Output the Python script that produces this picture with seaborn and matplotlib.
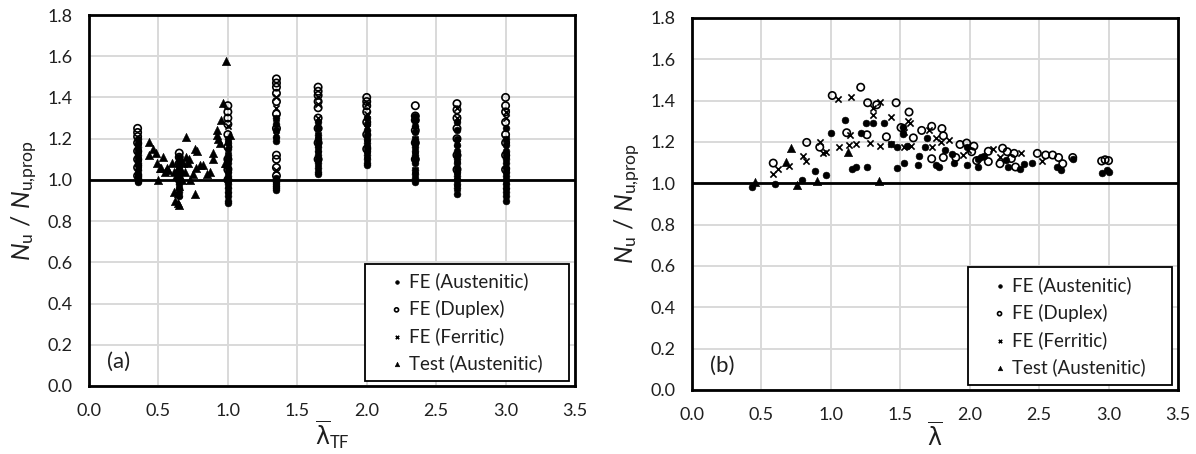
import matplotlib
matplotlib.use("Agg")
import matplotlib.pyplot as plt
from matplotlib.patches import Rectangle
import seaborn as sns
import pandas as pd

# ---------------- data: panel (a) ----------------
lam_tf_cols = [0.35, 0.65, 1.0, 1.35, 1.65, 2.0, 2.35, 2.65, 3.0]
a_aus = [
    [0.99, 1.00, 1.01, 1.02, 1.03, 1.05, 1.07, 1.08, 1.10, 1.12, 1.14, 1.16, 1.18, 1.20],
    [0.92, 0.94, 0.96, 0.98, 1.00, 1.01, 1.02, 1.04, 1.05, 1.07, 1.09, 1.11],
    [0.89, 0.90, 0.92, 0.94, 0.96, 0.98, 1.00, 1.02, 1.04, 1.06, 1.08, 1.10, 1.12, 1.15, 1.18, 1.20],
    [0.95, 0.96, 0.97, 0.98, 0.99, 1.00, 1.01, 1.19, 1.21, 1.24, 1.27, 1.30],
    [1.03, 1.04, 1.06, 1.08, 1.10, 1.12, 1.14, 1.16, 1.18, 1.20, 1.22, 1.25, 1.28],
    [1.07, 1.08, 1.10, 1.12, 1.14, 1.16, 1.18, 1.20, 1.22, 1.24, 1.27, 1.30],
    [0.99, 1.01, 1.03, 1.05, 1.08, 1.10, 1.12, 1.14, 1.16, 1.18, 1.20, 1.23, 1.26, 1.29, 1.31],
    [0.93, 0.96, 0.98, 1.00, 1.02, 1.04, 1.06, 1.08, 1.10, 1.12, 1.14, 1.17, 1.20, 1.24, 1.28],
    [0.90, 0.92, 0.94, 0.96, 0.98, 1.00, 1.02, 1.04, 1.06, 1.08, 1.10, 1.12, 1.14, 1.17, 1.20, 1.25],
]
a_dup = [
    [1.02, 1.06, 1.10, 1.14, 1.18, 1.21, 1.23, 1.25],
    [1.00, 1.04, 1.08, 1.11, 1.13],
    [1.00, 1.05, 1.10, 1.16, 1.22, 1.27, 1.30, 1.33, 1.36],
    [1.02, 1.06, 1.10, 1.12, 1.25, 1.32, 1.38, 1.42, 1.45, 1.47, 1.49],
    [1.10, 1.18, 1.25, 1.30, 1.35, 1.38, 1.41, 1.43, 1.45],
    [1.15, 1.22, 1.28, 1.33, 1.36, 1.38, 1.40],
    [1.10, 1.18, 1.24, 1.29, 1.31, 1.36],
    [1.05, 1.12, 1.20, 1.25, 1.30, 1.34, 1.37],
    [1.05, 1.12, 1.18, 1.22, 1.28, 1.33, 1.36, 1.40],
]
a_fer = [
    [1.00, 1.04, 1.08, 1.12, 1.16, 1.19],
    [0.97, 1.01, 1.05, 1.09],
    [0.95, 1.00, 1.05, 1.12, 1.20, 1.26],
    [0.98, 1.05, 1.22, 1.30, 1.35, 1.40],
    [1.08, 1.15, 1.22, 1.30, 1.37, 1.40],
    [1.12, 1.18, 1.25, 1.32, 1.37],
    [1.05, 1.12, 1.20, 1.27, 1.30],
    [0.96, 1.02, 1.10, 1.18, 1.30, 1.35],
    [0.97, 1.05, 1.12, 1.20, 1.30, 1.33],
]
a_test_x = [0.43, 0.43, 0.46, 0.48, 0.49, 0.50, 0.51, 0.52, 0.535, 0.55, 0.56, 0.57, 0.595,
            0.61, 0.61, 0.62, 0.63, 0.64, 0.64, 0.65, 0.65, 0.66, 0.67, 0.68, 0.69, 0.70,
            0.70, 0.71, 0.72, 0.73, 0.75, 0.76, 0.76, 0.77, 0.78, 0.80, 0.82, 0.85, 0.87,
            0.895, 0.895, 0.92, 0.92, 0.93, 0.94, 0.95, 0.967, 0.98, 0.987, 1.015, 0.99]
a_test_y = [1.185, 1.12, 1.15, 1.13, 1.08, 1.00, 1.06, 1.06, 1.11, 1.04, 1.06, 1.05, 1.08,
            1.04, 0.94, 0.90, 1.02, 0.89, 0.935, 0.88, 0.97, 1.05, 1.00, 1.08, 1.04, 1.21,
            1.11, 1.08, 1.10, 1.00, 1.03, 0.93, 1.15, 1.06, 1.14, 1.07, 1.07, 1.03, 1.04,
            1.13, 1.10, 1.24, 1.22, 1.20, 1.18, 1.29, 1.375, 1.08, 1.575, 1.22, 1.08]

# ---------------- data: panel (b) ----------------
b_aus_x = [0.43, 0.60, 0.794, 0.886, 0.963, 1.00, 1.10, 1.155, 1.18, 1.215, 1.25, 1.26, 1.30,
           1.38, 1.43, 1.475, 1.475, 1.52, 1.53, 1.55, 1.625, 1.635, 1.517, 1.69, 1.68, 1.76,
           1.78, 1.82, 1.87, 1.89, 1.978, 1.978, 2.06, 2.06, 2.08, 2.10, 2.26, 2.278, 2.36,
           2.39, 2.45, 2.63, 2.655, 2.742, 2.95, 2.99, 3.00]
b_aus_y = [0.982, 0.995, 1.014, 1.06, 1.039, 1.245, 1.307, 1.071, 1.08, 1.243, 1.29, 1.08, 1.29,
           1.29, 1.188, 1.175, 1.075, 1.24, 1.10, 1.18, 1.09, 1.13, 1.272, 1.22, 1.175, 1.09,
           1.08, 1.16, 1.143, 1.10, 1.175, 1.09, 1.079, 1.12, 1.125, 1.13, 1.115, 1.079, 1.07,
           1.095, 1.098, 1.079, 1.063, 1.12, 1.052, 1.063, 1.055]
b_dup_x = [0.585, 0.826, 0.92, 1.01, 1.114, 1.215, 1.26, 1.265, 1.33, 1.40, 1.47, 1.505, 1.563,
           1.594, 1.654, 1.726, 1.80, 1.81, 1.726, 1.81, 1.90, 1.93, 1.978, 2.014, 2.03, 2.05,
           2.134, 2.134, 2.218, 2.237, 2.27, 2.30, 2.32, 2.33, 2.487, 2.547, 2.597, 2.64, 2.67,
           2.742, 2.95, 2.975, 3.00]
b_dup_y = [1.098, 1.198, 1.175, 1.425, 1.245, 1.465, 1.235, 1.39, 1.38, 1.225, 1.39, 1.27, 1.345,
           1.22, 1.256, 1.276, 1.265, 1.23, 1.119, 1.125, 1.125, 1.188, 1.195, 1.153, 1.18, 1.11,
           1.105, 1.155, 1.095, 1.17, 1.153, 1.12, 1.145, 1.079, 1.145, 1.137, 1.137, 1.125, 1.095,
           1.125, 1.108, 1.114, 1.11]
b_fer_x = [0.58, 0.62, 0.70, 0.80, 0.82, 0.92, 0.94, 0.965, 1.05, 1.06, 1.13, 1.14, 1.145, 1.18,
           1.28, 1.30, 1.30, 1.355, 1.355, 1.43, 1.43, 1.52, 1.53, 1.558, 1.57, 1.575, 1.53,
           1.709, 1.73, 1.76, 1.79, 1.853, 1.95, 1.99, 2.165, 2.218, 2.367, 2.52]
b_fer_y = [1.047, 1.07, 1.082, 1.13, 1.11, 1.20, 1.145, 1.15, 1.41, 1.175, 1.185, 1.235, 1.42, 1.19,
           1.195, 1.366, 1.33, 1.392, 1.18, 1.323, 1.19, 1.26, 1.25, 1.304, 1.29, 1.18, 1.175,
           1.256, 1.175, 1.22, 1.20, 1.21, 1.135, 1.16, 1.164, 1.125, 1.145, 1.11]
b_test_x = [0.454, 0.675, 0.713, 0.758, 0.898, 1.121, 1.347]
b_test_y = [1.006, 1.101, 1.171, 0.99, 1.013, 1.15, 1.011]

labels = ["FE (Austenitic)", "FE (Duplex)", "FE (Ferritic)", "Test (Austenitic)"]
x_ticks = [0.0, 0.5, 1.0, 1.5, 2.0, 2.5, 3.0, 3.5]
y_ticks = [0.0, 0.2, 0.4, 0.6, 0.8, 1.0, 1.2, 1.4, 1.6, 1.8]

# ---------------- style ----------------
sns.set_theme(style="white")
plt.rcParams["font.family"] = ["Lato", "DejaVu Sans"]
plt.rcParams["mathtext.fontset"] = "custom"
plt.rcParams["mathtext.rm"] = "Lato"
plt.rcParams["mathtext.it"] = "Lato:italic"
plt.rcParams["mathtext.sf"] = "DejaVu Sans"

TXT = "#1f1f1f"


def expand(cols, vals):
    xs, ys = [], []
    for c, v in zip(cols, vals):
        xs += [c] * len(v)
        ys += list(v)
    return xs, ys


fig = plt.figure(figsize=(11.96, 4.54), dpi=100)
ax_a = fig.add_axes([89 / 1196, 1 - 386 / 454, 486 / 1196, 371 / 454])
ax_b = fig.add_axes([692 / 1196, 1 - 390 / 454, 486 / 1196, 372 / 454])

ax_x, ax_y = expand(lam_tf_cols, a_aus)
dx, dy = expand(lam_tf_cols, a_dup)
fx, fy = expand(lam_tf_cols, a_fer)
panels = [
    (ax_a, (ax_x, ax_y), (dx, dy), (fx, fy), (a_test_x, a_test_y), "(a)",
     r"$\overline{\mathsf{\lambda}}_{\mathrm{TF}}$"),
    (ax_b, (b_aus_x, b_aus_y), (b_dup_x, b_dup_y), (b_fer_x, b_fer_y), (b_test_x, b_test_y), "(b)",
     r"$\overline{\mathsf{\lambda}}$"),
]

for ax, aus, dup, fer, tst, tag, xlab in panels:
    df_aus = pd.DataFrame({"x": aus[0], "y": aus[1]})
    df_dup = pd.DataFrame({"x": dup[0], "y": dup[1]})
    df_fer = pd.DataFrame({"x": fer[0], "y": fer[1]})
    df_tst = pd.DataFrame({"x": tst[0], "y": tst[1]})
    sns.scatterplot(data=df_aus, x="x", y="y", ax=ax, marker="o", s=24, color="black",
                    edgecolor="black", linewidth=0.4, label=labels[0], zorder=3)
    sns.scatterplot(data=df_dup, x="x", y="y", ax=ax, marker="o", s=28, facecolor="none",
                    edgecolor="black", linewidth=1.2, label=labels[1], zorder=3)
    sns.scatterplot(data=df_fer, x="x", y="y", ax=ax, marker="x", s=20, color="black",
                    linewidth=1.2, label=labels[2], zorder=3)
    sns.scatterplot(data=df_tst, x="x", y="y", ax=ax, marker="^", s=36, color="black",
                    edgecolor="black", linewidth=0.4, label=labels[3], zorder=3)

    ax.axhline(1.0, color="black", lw=2.0, zorder=2.5)
    ax.set_xlim(0, 3.5)
    ax.set_ylim(0, 1.8)
    ax.set_xticks(x_ticks)
    ax.set_yticks(y_ticks)
    ax.set_xticklabels([f"{v:.1f}" for v in x_ticks])
    ax.set_yticklabels([f"{v:.1f}" for v in y_ticks])
    ax.grid(True, color="#d9d9d9", lw=1.4, zorder=0)
    ax.set_axisbelow(True)
    for sp in ax.spines.values():
        sp.set_color("black")
        sp.set_linewidth(2.0)
    ax.tick_params(axis="both", length=0, labelsize=13, colors=TXT)
    ax.tick_params(axis="y", pad=12)
    ax.tick_params(axis="x", pad=12)
    ax.set_xlabel(xlab, fontsize=17, color=TXT, labelpad=0)
    ax.set_ylabel(r"$N_{\mathrm{u}}$ / $N_{\mathrm{u{,}prop}}$", fontsize=18, color=TXT, labelpad=5)
    ax.text(0.037, 0.064, tag, transform=ax.transAxes, fontsize=16, color=TXT,
            ha="left", va="center")

    # legend box
    x0, x1, y0, y1 = 0.568, 0.988, 0.013, 0.33
    ax.add_patch(Rectangle((x0, y0), x1 - x0, y1 - y0, transform=ax.transAxes,
                           facecolor="white", edgecolor="black", lw=1.3, zorder=4.5))
    leg = ax.legend(loc="center", bbox_to_anchor=((x0 + x1) / 2, (y0 + y1) / 2),
                    frameon=False, fontsize=13.5, markerscale=0.55, handlelength=0.5,
                    handletextpad=0.4, labelspacing=0.5, borderpad=0.2)
    leg.set_zorder(5)
    for t in leg.get_texts():
        t.set_color(TXT)

fig.savefig("out.png", dpi=100)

→ WHAT TO PRODUCE: Make an exact copy of the lines from the top of the material through the line with "import pandas as pd", pictures excluded.

→ RESULT BELOW:
Output the Python script that produces this picture with seaborn and matplotlib.
import matplotlib
matplotlib.use("Agg")
import matplotlib.pyplot as plt
from matplotlib.patches import Rectangle
import seaborn as sns
import pandas as pd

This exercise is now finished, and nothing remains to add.